Saturday, April 8, 2017
Girard on the Paradox of Hostility Toward Religion
"The modern tendency to minimize religion could well be, paradoxically, the last remnant among us of religion itself in its archaic form, which seeks to keep the sacred at a safe distance. The trivialization of religion reflects a supreme effort to conceal what is at work in all human institutions, the religious avoidance of violence between members of the same community."
I See Satan Fall Like Lightning, trans. James G. Williams (New York: Orbis, 2001), p. 93.
I See Satan Fall Like Lightning, trans. James G. Williams (New York: Orbis, 2001), p. 93.
Thursday, April 6, 2017
Girard on the Woman Caught in Adultery
"Jesus transcends the Law, but in the Law's own sense and direction. He does this by appealing to the most humane aspect of the legal prescription, the aspect most foreign to the contagion of violence, which is the obligation of the two accusers to throw the first two stones. The Law deprives the accusers of a mimetic model."

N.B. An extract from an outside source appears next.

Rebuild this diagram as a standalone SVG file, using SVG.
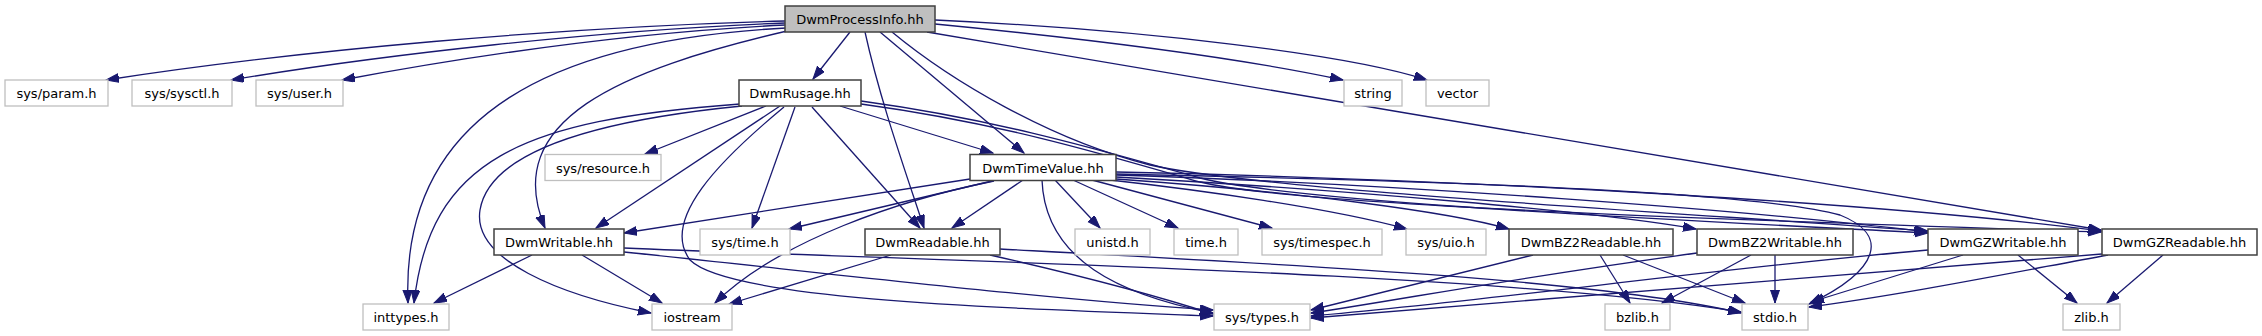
<svg xmlns="http://www.w3.org/2000/svg" width="2262" height="336" viewBox="0 0 2262 336">
<style>
.n rect{fill:#ffffff;stroke:#404040;stroke-width:1.5}
.x rect{fill:#ffffff;stroke:#bfbfbf;stroke-width:1.3}
.r rect{fill:#bfbfbf;stroke:#404040;stroke-width:1.5}
text{font-family:"DejaVu Sans","Liberation Sans",sans-serif;font-size:13px;fill:#000;text-anchor:middle}
#edges path{fill:none;stroke:#191970;stroke-width:1.3;marker-end:url(#a)}
</style>
<defs>
<marker id="a" markerUnits="userSpaceOnUse" markerWidth="14" markerHeight="10" refX="13" refY="4.5" orient="auto" viewBox="0 0 14 10">
<path d="M0,0 L13,4.5 L0,9 Z" fill="#191970" stroke="#191970" stroke-width="1"/>
</marker>
</defs>
<rect width="2262" height="336" fill="#ffffff"/>
<g id="edges">
<path d="M785,21 C560,27 300,50 106,80"/>
<path d="M785,23 C600,30 380,55 231,80"/>
<path d="M785,25 C620,33 460,58 342,80"/>
<path d="M786,28 C560,40 400,110 408,303"/>
<path d="M787,31 C620,70 500,120 545,228"/>
<path d="M850,32 L813,79"/>
<path d="M865,32 C880,100 905,170 924,228"/>
<path d="M880,32 L1024,153"/>
<path d="M892,32 C950,80 1050,140 1150,165 C1260,190 1700,214 1928,231"/>
<path d="M927,32 C1300,95 1800,180 2101,230"/>
<path d="M935,24 C1100,40 1250,60 1343,80"/>
<path d="M935,20 C1150,30 1350,55 1427,80"/>
<path d="M766,106 L645,154"/>
<path d="M740,104 C520,120 430,160 414,303"/>
<path d="M742,106 C600,120 490,150 480,210 C472,260 560,295 651,313"/>
<path d="M780,106 L596,228"/>
<path d="M795,107 L752,228"/>
<path d="M812,107 L920,228"/>
<path d="M840,106 L993,153"/>
<path d="M784,107 C720,160 660,220 690,260 C730,300 1000,308 1213,316"/>
<path d="M861,101 C1000,120 1100,150 1200,178 C1300,203 1700,221 1928,233"/>
<path d="M861,104 C1000,123 1100,153 1200,182 C1300,207 1800,222 2101,232"/>
<path d="M970,179 L624,233"/>
<path d="M992,181 L789,229"/>
<path d="M994,181 C900,200 780,240 715,303"/>
<path d="M1023,180 L952,228"/>
<path d="M1055,180 L1100,228"/>
<path d="M1073,180 L1178,228"/>
<path d="M1092,180 L1272,228"/>
<path d="M1110,180 C1200,190 1330,208 1407,229"/>
<path d="M1116,179 C1300,192 1450,212 1509,229"/>
<path d="M1116,177 C1350,190 1600,212 1696,229"/>
<path d="M1116,175 C1400,184 1750,210 1927,232"/>
<path d="M1116,172 C1500,180 1900,205 2101,231"/>
<path d="M1042,180 C1045,260 1120,295 1213,313"/>
<path d="M1116,174 C1400,180 1750,190 1840,215 C1890,235 1880,270 1809,304"/>
<path d="M532,255 L434,303"/>
<path d="M582,255 L662,303"/>
<path d="M624,252 C800,270 1050,300 1213,310"/>
<path d="M624,248 C900,260 1500,272 1741,312"/>
<path d="M891,255 L729,304"/>
<path d="M990,255 C1100,280 1170,300 1213,314"/>
<path d="M1000,249 C1300,265 1600,280 1741,313"/>
<path d="M1533,255 L1311,310"/>
<path d="M1600,255 L1630,303"/>
<path d="M1623,255 L1745,303"/>
<path d="M1697,253 C1500,280 1400,300 1311,313"/>
<path d="M1751,255 L1662,303"/>
<path d="M1775,255 L1775,303"/>
<path d="M1928,250 C1700,270 1500,300 1311,316"/>
<path d="M1963,255 L1811,302"/>
<path d="M2018,255 L2077,303"/>
<path d="M2102,254 C1800,280 1500,305 1311,318"/>
<path d="M2108,255 C2000,275 1900,295 1809,307"/>
<path d="M2163,255 L2107,303"/>
</g>
<g id="DwmProcessInfo" class="r"><rect x="785" y="6" width="150" height="26"/><text x="860" y="24">DwmProcessInfo.hh</text></g>
<g id="sys_param" class="x"><rect x="5" y="80" width="103" height="26"/><text x="56.5" y="98">sys/param.h</text></g>
<g id="sys_sysctl" class="x"><rect x="132" y="80" width="100" height="26"/><text x="182" y="98">sys/sysctl.h</text></g>
<g id="sys_user" class="x"><rect x="256" y="80" width="87" height="26"/><text x="299.5" y="98">sys/user.h</text></g>
<g id="DwmRusage" class="n"><rect x="739" y="80" width="122" height="26"/><text x="800" y="98">DwmRusage.hh</text></g>
<g id="string" class="x"><rect x="1344" y="80" width="58" height="26"/><text x="1373" y="98">string</text></g>
<g id="vector" class="x"><rect x="1426" y="80" width="63" height="26"/><text x="1457.5" y="98">vector</text></g>
<g id="sys_resource" class="x"><rect x="545" y="154.5" width="116" height="26"/><text x="603" y="172.5">sys/resource.h</text></g>
<g id="DwmTimeValue" class="n"><rect x="970" y="154.5" width="146" height="26"/><text x="1043" y="172.5">DwmTimeValue.hh</text></g>
<g id="DwmWritable" class="n"><rect x="494" y="229" width="130" height="26"/><text x="559" y="247">DwmWritable.hh</text></g>
<g id="sys_time" class="x"><rect x="700" y="229" width="90" height="26"/><text x="745" y="247">sys/time.h</text></g>
<g id="DwmReadable" class="n"><rect x="865" y="229" width="135" height="26"/><text x="932.5" y="247">DwmReadable.hh</text></g>
<g id="unistd" class="x"><rect x="1075" y="229" width="75" height="26"/><text x="1112.5" y="247">unistd.h</text></g>
<g id="time" class="x"><rect x="1174" y="229" width="64" height="26"/><text x="1206" y="247">time.h</text></g>
<g id="sys_timespec" class="x"><rect x="1262" y="229" width="120" height="26"/><text x="1322" y="247">sys/timespec.h</text></g>
<g id="sys_uio" class="x"><rect x="1406" y="229" width="80" height="26"/><text x="1446" y="247">sys/uio.h</text></g>
<g id="DwmBZ2Readable" class="n"><rect x="1509" y="229" width="164" height="26"/><text x="1591" y="247">DwmBZ2Readable.hh</text></g>
<g id="DwmBZ2Writable" class="n"><rect x="1697" y="229" width="156" height="26"/><text x="1775" y="247">DwmBZ2Writable.hh</text></g>
<g id="DwmGZWritable" class="n"><rect x="1928" y="229" width="150" height="26"/><text x="2003" y="247">DwmGZWritable.hh</text></g>
<g id="DwmGZReadable" class="n"><rect x="2102" y="229" width="155" height="26"/><text x="2179.5" y="247">DwmGZReadable.hh</text></g>
<g id="inttypes" class="x"><rect x="363" y="304" width="86" height="26"/><text x="406" y="322">inttypes.h</text></g>
<g id="iostream" class="x"><rect x="652" y="304" width="80" height="26"/><text x="692" y="322">iostream</text></g>
<g id="sys_types" class="x"><rect x="1214" y="304" width="96" height="26"/><text x="1262" y="322">sys/types.h</text></g>
<g id="bzlib" class="x"><rect x="1605" y="304" width="65" height="26"/><text x="1637.5" y="322">bzlib.h</text></g>
<g id="stdio" class="x"><rect x="1742" y="304" width="66" height="26"/><text x="1775" y="322">stdio.h</text></g>
<g id="zlib" class="x"><rect x="2063" y="304" width="57" height="26"/><text x="2091.5" y="322">zlib.h</text></g>
</svg>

I See Satan Fall Like Lightning, trans. James G. Williams (New York: Orbis, 2001), pp. 58-59.
I See Satan Fall Like Lightning, trans. James G. Williams (New York: Orbis, 2001), pp. 58-59.
Wednesday, April 5, 2017
Girard on Cyclical Violence
"The more one is crucified, the more one burns to participate in the crucifixion of someone more crucified than oneself."
I See Satan Fall Like Lightning, trans. James G. Williams (New York: Orbis, 2001), p. 21.
I See Satan Fall Like Lightning, trans. James G. Williams (New York: Orbis, 2001), p. 21.
René Girard on why we think we are superior to Peter
"The children repeat the crimes of their fathers precisely because they believe they are morally superior to them. This false difference is already the mimetic illusion of modern individualism, which represents the greatest resistance to the mimetic truth that is reenacted again and again in human relations. The paradox is that the resistance itself brings about the reenactment."
I See Satan Fall Like Lightning, trans. James G. Williams (New York: Orbis, 2001), p. 20.
I See Satan Fall Like Lightning, trans. James G. Williams (New York: Orbis, 2001), p. 20.